Where is Potential Tropical Cyclone 16 headed?

Potential Tropical Cyclone Sixteen is expected to head in a general northerly direction through the weekend, which will bring the worst of the weather to communities in North Carolina, Virginia, Maryland and other states with coastal communities.

After the cyclone starts to feal the impacts of land, the potential tropical cyclone is expected to weaken and become what is known as a post-tropical cyclone on Sunday.

No matter the classification, impacts will be felt along much of the Interstate 95 corridor, including Washington, D.C. and New York City. 

What are the expected impacts from Potential Tropical Cyclone 16?

Potential Tropical Cyclone Sixteen is expected to cause life-threatening storm surge along the coast, as well as produce heavy rain and strong winds and even the possibility of isolated tornadoes, no matter whether it eventually becomes Tropical Storm Ophelia. 

"People need to not get hung up on the whole ‘does this get a name?’ thing," FOX Weather meteorologist Britta Merwin said. "Because the impact really does not change."

According to the FOX Forecast Center, impacts from the storm system are expected to begin Friday as it spins closer to the Southeast and mid-Atlantic coasts.

Several inches of rain are expected to fall from North Carolina to the Northeast and New England during the event, and strong winds pushing in from the ocean could cause coastal flooding.
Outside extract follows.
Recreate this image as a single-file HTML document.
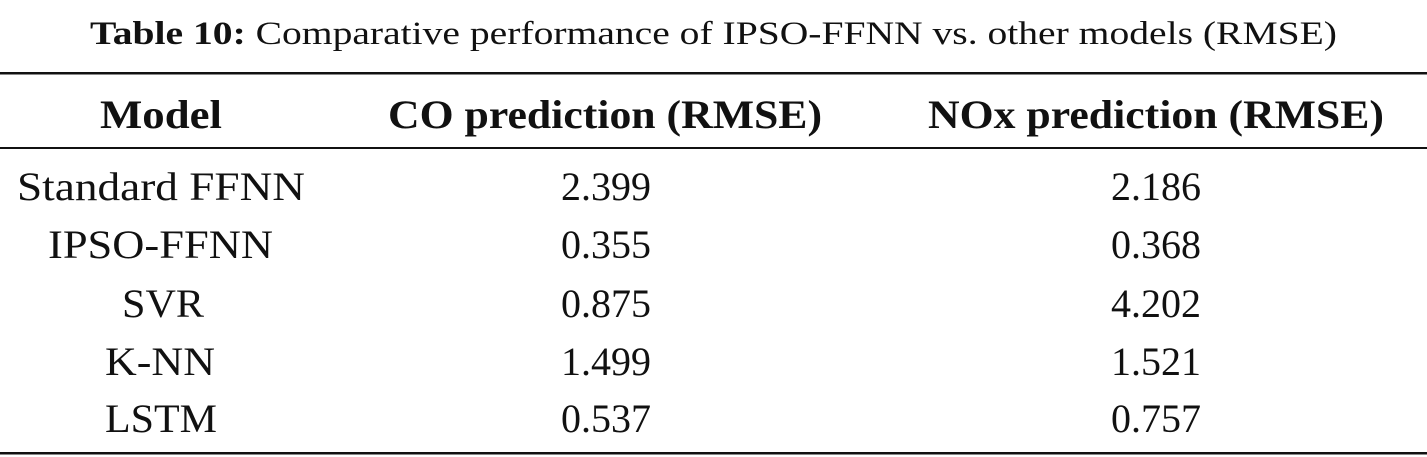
<!DOCTYPE html>
<html><head><meta charset="utf-8"><style>html,body{margin:0;padding:0;background:#fff}svg{display:block}</style></head>
<body>
<svg width="1427" height="457" viewBox="0 0 1427 457" xmlns="http://www.w3.org/2000/svg" font-family="'Liberation Serif', serif" fill="#111">
<text x="90" y="44" font-size="33" textLength="1247" lengthAdjust="spacingAndGlyphs"><tspan font-weight="bold">Table 10:</tspan>  Comparative performance of IPSO-FFNN vs. other models (RMSE)</text>
<rect x="0" y="72" width="1427" height="2.5" fill="#111"/>
<rect x="0" y="147" width="1427" height="2" fill="#111"/>
<rect x="0" y="452" width="1427" height="2.5" fill="#111"/>
<g font-weight="bold" font-size="40">
<text x="100" y="128" textLength="122" lengthAdjust="spacingAndGlyphs">Model</text>
<text x="388" y="128" textLength="434" lengthAdjust="spacingAndGlyphs">CO prediction (RMSE)</text>
<text x="928" y="128" textLength="456" lengthAdjust="spacingAndGlyphs">NOx prediction (RMSE)</text>
</g>
<g font-size="40">
<text x="17" y="200" textLength="288" lengthAdjust="spacingAndGlyphs">Standard FFNN</text>
<text x="48" y="258" textLength="225" lengthAdjust="spacingAndGlyphs">IPSO-FFNN</text>
<text x="122" y="317" textLength="82" lengthAdjust="spacingAndGlyphs">SVR</text>
<text x="105" y="375" textLength="110" lengthAdjust="spacingAndGlyphs">K-NN</text>
<text x="105" y="432" textLength="112" lengthAdjust="spacingAndGlyphs">LSTM</text>
</g>
<g font-size="40" text-anchor="middle">
<text x="606" y="200">2.399</text>
<text x="606" y="258">0.355</text>
<text x="606" y="317">0.875</text>
<text x="606" y="375">1.499</text>
<text x="606" y="432">0.537</text>
<text x="1156" y="200">2.186</text>
<text x="1156" y="258">0.368</text>
<text x="1156" y="317">4.202</text>
<text x="1156" y="375">1.521</text>
<text x="1156" y="432">0.757</text>
</g>
</svg>
</body></html>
NOAA's Storm Prediction Center has also issued a Level 2 out of 5 risk for severe thunderstorms, including a risk of tornadoes, for coastal North Carolina Friday.

Forecasters said Potential Tropical Cyclone Sixteen could produce 2-4 inches of rain, with locally higher amounts of up to 7 inches, across eastern portions of the mid-Atlantic states from North Carolina to New Jersey.

Parts of the Northeast and southern New England could also see higher rainfall totals between 2-3 inches with locally higher amounts.

Power outages are also a concern due to the whipping winds that could bring down trees onto power lines.

Winds are expected to reach as high as 60 mph as the system make it way through eastern North Carolina during the next 48 hours, with similar gusts possible in Virginia.